Useless product innovations #1

And now for a new regular feature of the blog: Useless Product Innovations.

Water filter jugs are a pretty straightforward product. You pour water into the chamber at the top of the jug, it trickles down through the replaceable filter cartridge, and the filtered water sits in the bottom part of the jug, ready to pour. It’s not the most essential item, but it has a clear and simple purpose, and provides some value: if you’re in a hard water area, it does make tap water taste less minging, and reduces limescale in other appliances like kettles and irons.

The leading brand of water filter jugs is Brita.

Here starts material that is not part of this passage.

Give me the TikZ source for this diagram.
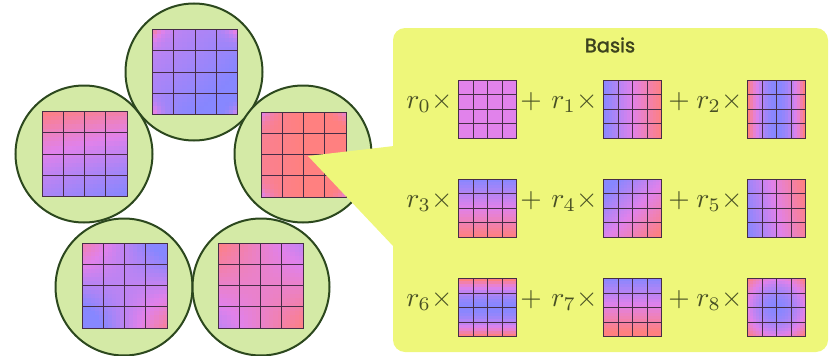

They’ve pretty much got the market wrapped up. If you decide you need or want filtered water, you go and buy a Brita water filter jug, it does its thing, and you’re satisfied.

Unfortunately, Brita suffer from the widespread belief that they need to constantly innovate to keep their market share. And so, there are dozens of different Brita water filter jugs, offering customers a bewildering range of options, including different sizes (possibly useful), colours (marginal) and handle grips (no no no). However, the most ludicrous innovation is the supposedly “advanced technology” of the Brita meter, an LCD display which tells you when you should replace your filter cartridge.

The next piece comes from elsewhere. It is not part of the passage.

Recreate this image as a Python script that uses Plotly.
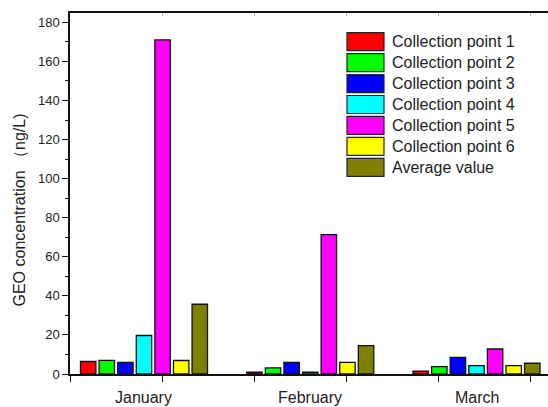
import plotly.graph_objects as go

# GEO concentration by collection point and month
months = ["January", "February", "March"]
series_names = [
    "Collection point 1",
    "Collection point 2",
    "Collection point 3",
    "Collection point 4",
    "Collection point 5",
    "Collection point 6",
    "Average value",
]
point1 = [6.4, 0.9, 1.4]
point2 = [7.0, 3.1, 3.8]
point3 = [5.9, 5.9, 8.5]
point4 = [19.7, 0.9, 4.3]
point5 = [171.0, 71.3, 12.8]
point6 = [6.9, 6.0, 4.3]
average = [35.7, 14.5, 5.5]
series_values = [point1, point2, point3, point4, point5, point6, average]
colors = ["#FF0000", "#00FF00", "#0000FF", "#00FFFF", "#FF00FF", "#FFFF00", "#808000"]

y_ticks = list(range(0, 181, 20))
x_tick_marks = [-0.444, 0.110, 0.663, 1.219, 1.774, 2.327]

W, H = 548, 407
M_L, M_R, M_T, M_B = 70, 0, 13, 33
plot_w = W - M_L - M_R
plot_h = H - M_T - M_B


def px_x(px):
    """Figure pixel column -> paper x."""
    return (px - M_L) / plot_w


def px_y(py):
    """Figure pixel row -> paper y."""
    return 1 - (py - M_T) / plot_h


x_positions = list(range(len(months)))
FONT = "Liberation Sans, Arial, sans-serif"

fig = go.Figure()
for name, vals, col in zip(series_names, series_values, colors):
    fig.add_trace(go.Bar(
        x=x_positions, y=vals, name=name,
        marker=dict(color=col, line=dict(color="#111111", width=1.3)),
        showlegend=False,
    ))

fig.update_layout(
    width=W, height=H,
    margin=dict(l=M_L, r=M_R, t=M_T, b=M_B),
    paper_bgcolor="white", plot_bgcolor="white",
    barmode="group", bargap=0.217, bargroupgap=0.17,
    xaxis=dict(
        range=[-0.445, 2.43],
        tickvals=x_tick_marks, ticktext=[""] * len(x_tick_marks),
        ticks="outside", ticklen=6, tickwidth=1.3, tickcolor="#111111",
        showline=True, linecolor="#111111", linewidth=1.5,
        showgrid=False, zeroline=False,
    ),
    xaxis2=dict(
        overlaying="x", side="top", anchor="y", matches="x",
        tickvals=x_tick_marks, ticktext=[""] * len(x_tick_marks),
        ticks="inside", ticklen=3, tickwidth=1, tickcolor="#bbbbbb",
        showline=True, linecolor="#111111", linewidth=1.5,
        showgrid=False, zeroline=False,
    ),
    yaxis=dict(
        range=[0, 184.8],
        tickvals=y_ticks,
        ticks="outside", ticklen=6, tickwidth=1.3, tickcolor="#111111",
        minor=dict(dtick=10, ticks="outside", ticklen=3, tickwidth=1.2, tickcolor="#111111"),
        showline=True, linecolor="#111111", linewidth=1.5,
        showgrid=False, zeroline=False,
        tickfont=dict(family=FONT, size=13, color="#222222"),
    ),
    font=dict(family=FONT, color="#222222"),
)

# Invisible trace keeps the top axis drawn
fig.add_trace(go.Scatter(x=[0], y=[0], xaxis="x2", mode="markers",
                         marker=dict(opacity=0), showlegend=False, hoverinfo="skip"))

# Month labels under each bar group
for i, m in enumerate(months):
    fig.add_annotation(
        x=i, xref="x", y=px_y(397), yref="paper", yanchor="middle",
        text=m, showarrow=False,
        font=dict(family=FONT, size=16, color="#222222"),
    )

# Y axis title
fig.add_annotation(
    x=px_x(18.5), xref="paper", y=px_y(210), yref="paper",
    xanchor="center", yanchor="middle", textangle=-90,
    text="GEO concentration （ng/L)", showarrow=False,
    font=dict(family=FONT, size=16, color="#222222"),
)

# Legend with large swatches
sw_x0, sw_x1 = 347, 384
row_top0, row_pitch, sw_h = 32.7, 20.93, 18
for k, (name, col) in enumerate(zip(series_names, colors)):
    top = row_top0 + k * row_pitch
    fig.add_shape(
        type="rect", xref="paper", yref="paper",
        x0=px_x(sw_x0), x1=px_x(sw_x1),
        y0=px_y(top + sw_h), y1=px_y(top),
        fillcolor=col, line=dict(color="#222222", width=1.2),
    )
    fig.add_annotation(
        x=px_x(390), xref="paper", y=px_y(top + sw_h / 2), yref="paper",
        xanchor="left", yanchor="middle", text=name, showarrow=False,
        font=dict(family=FONT, size=16, color="#222222"),
    )

fig.write_html("out.html")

Here’s what happens with the Brita meter. After about three jugs’ worth of water have been filtered, it tells you it’s time to replace the filter. Since the filters cost £5 each, and the meter is suggesting a ridiculously short life span, you decide that it’s a commercial conspiracy to encourage you to buy more filters than you need. So you ignore the Brita meter, and continue using the current filter, until you notice that the water is starting to taste a bit hard again, and then you replace it. Which is exactly what you would have done without the meter.

So the meter provides absolutely no value whatsoever. And what annoys me most about it is that somewhere, a group of people sat around and came up with it. They would have thought one of two things. Either they thought they were coming up with a great new innovation which would be useful to their customers – in which case they were delusional. Or, they knew it would be useless, but their aim wasn’t to invent something useful, only to invent something which the marketing department could trick customers into buying – in which case they’re despicable vermin.